Telescoped here is a sense both of distilled experience and of pride: the poet has made it through, at a cost. But on the opposing page, as a kind of envoi, we’re told that the storm has subsided and “That which had been lightning / became the zigzag of my steps”—the finality of the book’s last poem has now been transmuted into new, animated movement, leading to an unknown beyond.
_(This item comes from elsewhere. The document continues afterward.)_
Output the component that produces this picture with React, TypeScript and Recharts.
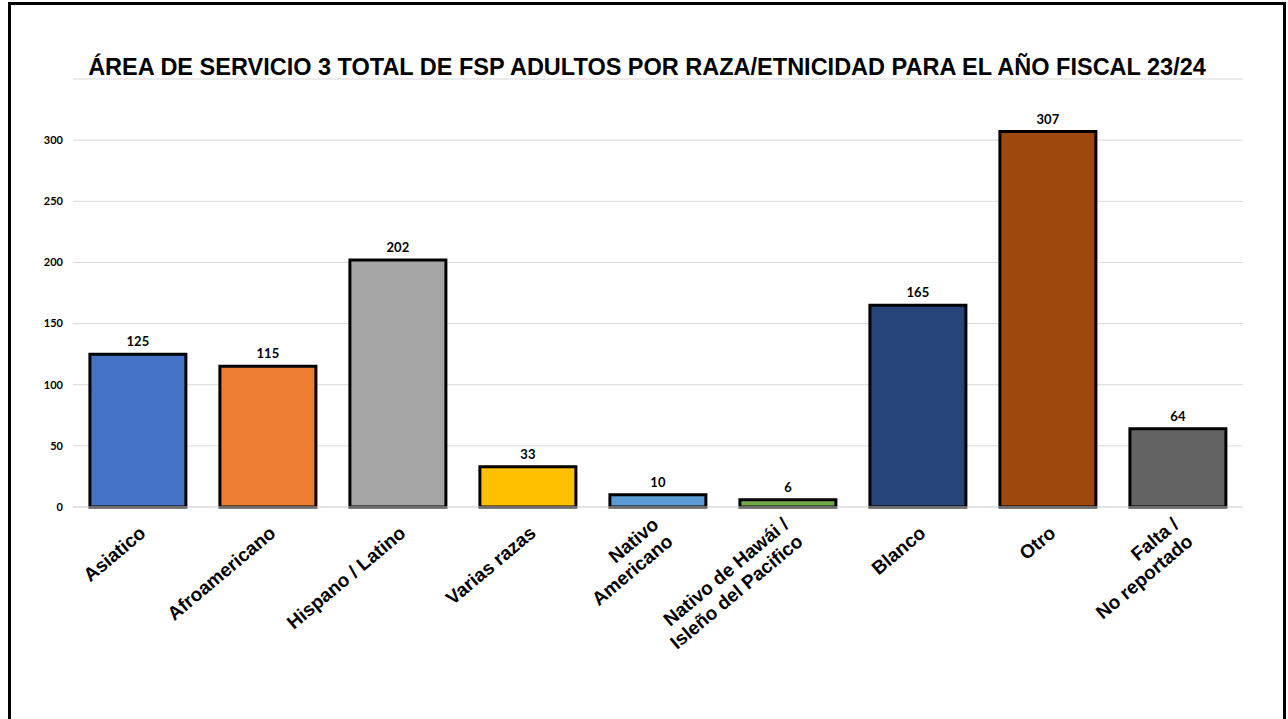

There’s a restlessness on display in Broodthaers’s poetry that reveals something integral about what he achieved through his career’s varied projects. The poems seem to come from a radically different place than the later visual and conceptual work, but what unites all of it is an emphasis on renewal, reinvention, moving onward in the wake of what one has brought to completion. The eggs we repeatedly encounter in his visual art are broken—something has been hatched, just as those unsold copies of Pense-bête appear to be birthed out of the plaster that surrounds them. Molds are to be filled and moved beyond. It’s an irresolvable question whether Broodthaers ever ceased being a poet, because the answer depends on what one thinks a poet is and does: with words, with ideas, with life itself. Paul Valéry once remarked (in the rather free translation later cited by Auden) that a poem is never finished, only abandoned. Broodthaers reminds us how abandonment can keep alive the poetic impulse, and carry it through to unsuspected places.